### Data ###

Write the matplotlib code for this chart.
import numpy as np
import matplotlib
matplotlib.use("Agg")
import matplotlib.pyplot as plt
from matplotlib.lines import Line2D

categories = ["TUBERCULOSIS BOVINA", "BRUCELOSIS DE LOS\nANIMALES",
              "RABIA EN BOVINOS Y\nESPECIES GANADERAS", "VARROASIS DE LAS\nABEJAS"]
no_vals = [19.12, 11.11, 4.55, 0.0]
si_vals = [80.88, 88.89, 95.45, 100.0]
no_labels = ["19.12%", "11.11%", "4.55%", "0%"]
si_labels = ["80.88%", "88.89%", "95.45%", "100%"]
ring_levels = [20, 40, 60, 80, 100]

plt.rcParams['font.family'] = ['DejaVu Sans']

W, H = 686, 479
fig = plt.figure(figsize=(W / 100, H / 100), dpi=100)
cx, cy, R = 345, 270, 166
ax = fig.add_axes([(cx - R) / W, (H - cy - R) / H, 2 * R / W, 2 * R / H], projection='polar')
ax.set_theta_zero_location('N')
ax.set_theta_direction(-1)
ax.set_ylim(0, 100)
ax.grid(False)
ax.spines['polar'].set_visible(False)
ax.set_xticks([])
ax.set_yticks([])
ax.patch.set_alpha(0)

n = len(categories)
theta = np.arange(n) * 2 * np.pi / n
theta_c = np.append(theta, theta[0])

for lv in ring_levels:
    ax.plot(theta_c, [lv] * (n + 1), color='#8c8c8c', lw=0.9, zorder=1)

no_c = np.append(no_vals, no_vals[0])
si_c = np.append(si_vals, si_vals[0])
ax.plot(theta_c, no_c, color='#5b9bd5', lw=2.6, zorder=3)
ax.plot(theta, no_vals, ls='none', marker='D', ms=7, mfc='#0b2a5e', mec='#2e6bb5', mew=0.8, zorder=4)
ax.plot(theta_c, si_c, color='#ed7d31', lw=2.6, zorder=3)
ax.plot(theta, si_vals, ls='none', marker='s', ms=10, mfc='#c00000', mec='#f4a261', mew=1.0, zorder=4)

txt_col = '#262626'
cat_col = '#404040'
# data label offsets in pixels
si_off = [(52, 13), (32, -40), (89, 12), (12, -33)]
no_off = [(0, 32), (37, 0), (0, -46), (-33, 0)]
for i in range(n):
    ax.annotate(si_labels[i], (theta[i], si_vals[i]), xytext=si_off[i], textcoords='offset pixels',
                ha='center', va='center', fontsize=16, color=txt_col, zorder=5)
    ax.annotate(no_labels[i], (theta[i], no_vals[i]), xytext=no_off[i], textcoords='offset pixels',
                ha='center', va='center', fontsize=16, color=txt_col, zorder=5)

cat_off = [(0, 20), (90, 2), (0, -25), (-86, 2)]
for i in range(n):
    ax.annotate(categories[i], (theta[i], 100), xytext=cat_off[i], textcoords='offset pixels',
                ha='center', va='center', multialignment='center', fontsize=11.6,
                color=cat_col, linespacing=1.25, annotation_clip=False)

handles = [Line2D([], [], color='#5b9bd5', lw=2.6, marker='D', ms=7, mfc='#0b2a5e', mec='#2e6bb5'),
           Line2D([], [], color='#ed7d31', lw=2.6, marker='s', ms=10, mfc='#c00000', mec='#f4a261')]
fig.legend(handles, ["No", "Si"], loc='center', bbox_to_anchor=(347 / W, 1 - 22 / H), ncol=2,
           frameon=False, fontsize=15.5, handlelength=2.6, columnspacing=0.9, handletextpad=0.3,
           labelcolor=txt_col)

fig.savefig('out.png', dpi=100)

###
### Data ###

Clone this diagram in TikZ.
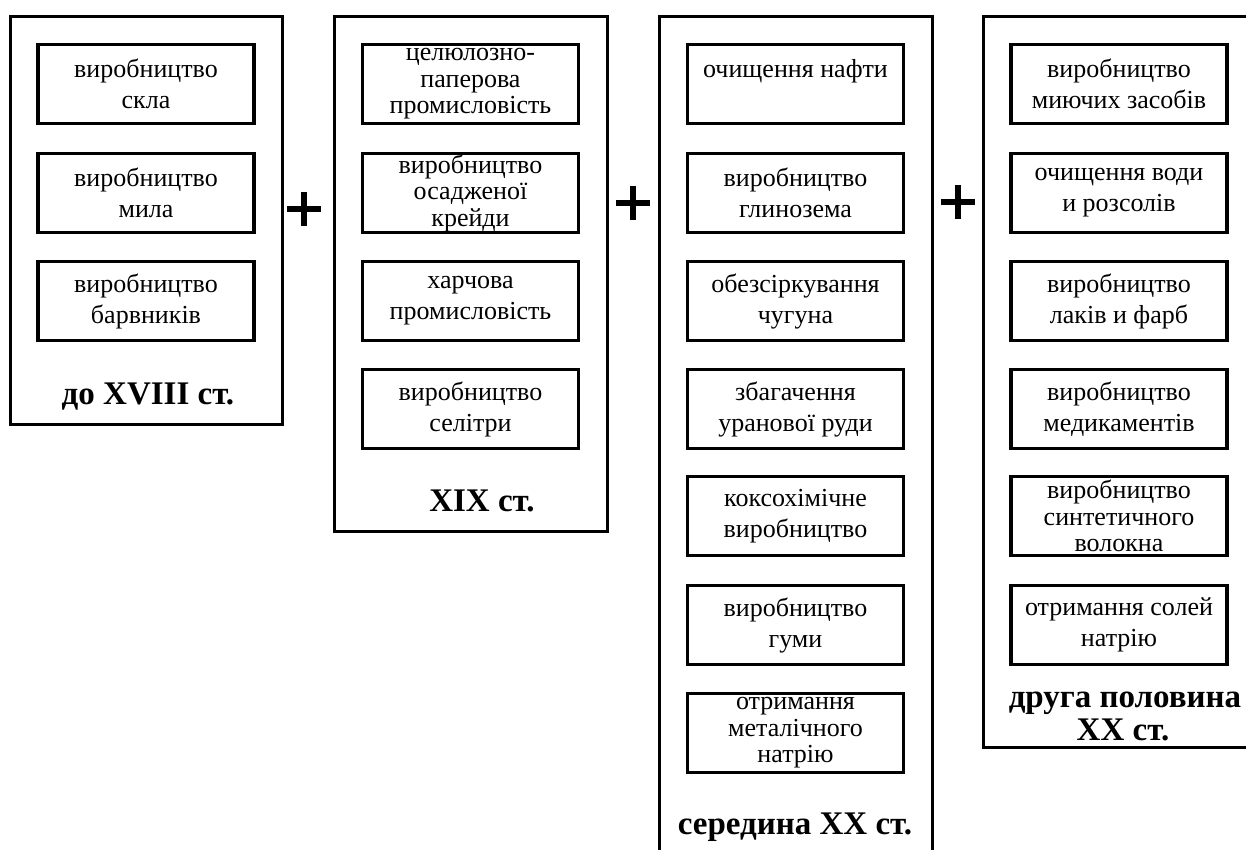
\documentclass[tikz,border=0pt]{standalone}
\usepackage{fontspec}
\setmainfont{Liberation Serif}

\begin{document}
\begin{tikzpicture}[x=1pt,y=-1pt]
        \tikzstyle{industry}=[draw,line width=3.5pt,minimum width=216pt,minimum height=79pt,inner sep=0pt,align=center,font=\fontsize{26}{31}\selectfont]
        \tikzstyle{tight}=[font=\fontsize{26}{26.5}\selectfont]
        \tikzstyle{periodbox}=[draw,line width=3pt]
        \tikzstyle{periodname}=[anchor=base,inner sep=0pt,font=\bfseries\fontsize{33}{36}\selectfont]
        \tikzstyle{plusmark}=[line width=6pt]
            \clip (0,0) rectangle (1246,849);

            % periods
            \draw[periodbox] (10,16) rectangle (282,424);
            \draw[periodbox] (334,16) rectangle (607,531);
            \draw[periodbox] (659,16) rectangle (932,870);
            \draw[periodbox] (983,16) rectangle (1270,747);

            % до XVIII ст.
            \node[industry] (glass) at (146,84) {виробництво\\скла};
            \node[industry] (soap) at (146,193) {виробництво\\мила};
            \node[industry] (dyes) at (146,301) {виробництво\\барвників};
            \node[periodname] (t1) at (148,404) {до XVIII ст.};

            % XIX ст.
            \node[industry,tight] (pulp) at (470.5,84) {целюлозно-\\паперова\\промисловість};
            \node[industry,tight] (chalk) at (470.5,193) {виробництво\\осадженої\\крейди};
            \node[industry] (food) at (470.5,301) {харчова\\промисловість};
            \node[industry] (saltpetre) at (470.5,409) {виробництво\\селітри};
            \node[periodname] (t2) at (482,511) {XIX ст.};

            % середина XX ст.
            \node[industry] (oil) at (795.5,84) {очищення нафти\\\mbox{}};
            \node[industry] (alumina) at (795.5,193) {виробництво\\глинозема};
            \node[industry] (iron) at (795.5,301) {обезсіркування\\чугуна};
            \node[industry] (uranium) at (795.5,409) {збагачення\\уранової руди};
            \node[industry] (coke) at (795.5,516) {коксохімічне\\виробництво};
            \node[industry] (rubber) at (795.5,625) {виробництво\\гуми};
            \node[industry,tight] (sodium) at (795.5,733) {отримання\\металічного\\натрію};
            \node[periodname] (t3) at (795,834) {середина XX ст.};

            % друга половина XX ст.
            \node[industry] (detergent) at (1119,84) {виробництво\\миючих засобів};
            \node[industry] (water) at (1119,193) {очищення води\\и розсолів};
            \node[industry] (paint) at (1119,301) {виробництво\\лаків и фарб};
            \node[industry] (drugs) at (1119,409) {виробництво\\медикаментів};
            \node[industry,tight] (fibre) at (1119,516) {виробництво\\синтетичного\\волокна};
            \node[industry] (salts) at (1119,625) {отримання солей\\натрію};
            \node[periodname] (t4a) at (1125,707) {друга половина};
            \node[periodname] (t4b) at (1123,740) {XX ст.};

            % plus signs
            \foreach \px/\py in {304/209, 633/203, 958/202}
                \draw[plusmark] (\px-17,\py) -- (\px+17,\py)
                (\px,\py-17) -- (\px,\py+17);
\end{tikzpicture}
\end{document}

###

What is required: Nothing but the lines from the one containing "Clone this diagram in TikZ." through the one containing "(t2) at (482,511)" should be echoed, each exactly as it stands; pictures are excluded.

Correct output:
Clone this diagram in TikZ.
\documentclass[tikz,border=0pt]{standalone}
\usepackage{fontspec}
\setmainfont{Liberation Serif}

\begin{document}
\begin{tikzpicture}[x=1pt,y=-1pt]
        \tikzstyle{industry}=[draw,line width=3.5pt,minimum width=216pt,minimum height=79pt,inner sep=0pt,align=center,font=\fontsize{26}{31}\selectfont]
        \tikzstyle{tight}=[font=\fontsize{26}{26.5}\selectfont]
        \tikzstyle{periodbox}=[draw,line width=3pt]
        \tikzstyle{periodname}=[anchor=base,inner sep=0pt,font=\bfseries\fontsize{33}{36}\selectfont]
        \tikzstyle{plusmark}=[line width=6pt]
            \clip (0,0) rectangle (1246,849);

            % periods
            \draw[periodbox] (10,16) rectangle (282,424);
            \draw[periodbox] (334,16) rectangle (607,531);
            \draw[periodbox] (659,16) rectangle (932,870);
            \draw[periodbox] (983,16) rectangle (1270,747);

            % до XVIII ст.
            \node[industry] (glass) at (146,84) {виробництво\\скла};
            \node[industry] (soap) at (146,193) {виробництво\\мила};
            \node[industry] (dyes) at (146,301) {виробництво\\барвників};
            \node[periodname] (t1) at (148,404) {до XVIII ст.};

            % XIX ст.
            \node[industry,tight] (pulp) at (470.5,84) {целюлозно-\\паперова\\промисловість};
            \node[industry,tight] (chalk) at (470.5,193) {виробництво\\осадженої\\крейди};
            \node[industry] (food) at (470.5,301) {харчова\\промисловість};
            \node[industry] (saltpetre) at (470.5,409) {виробництво\\селітри};
            \node[periodname] (t2) at (482,511) {XIX ст.};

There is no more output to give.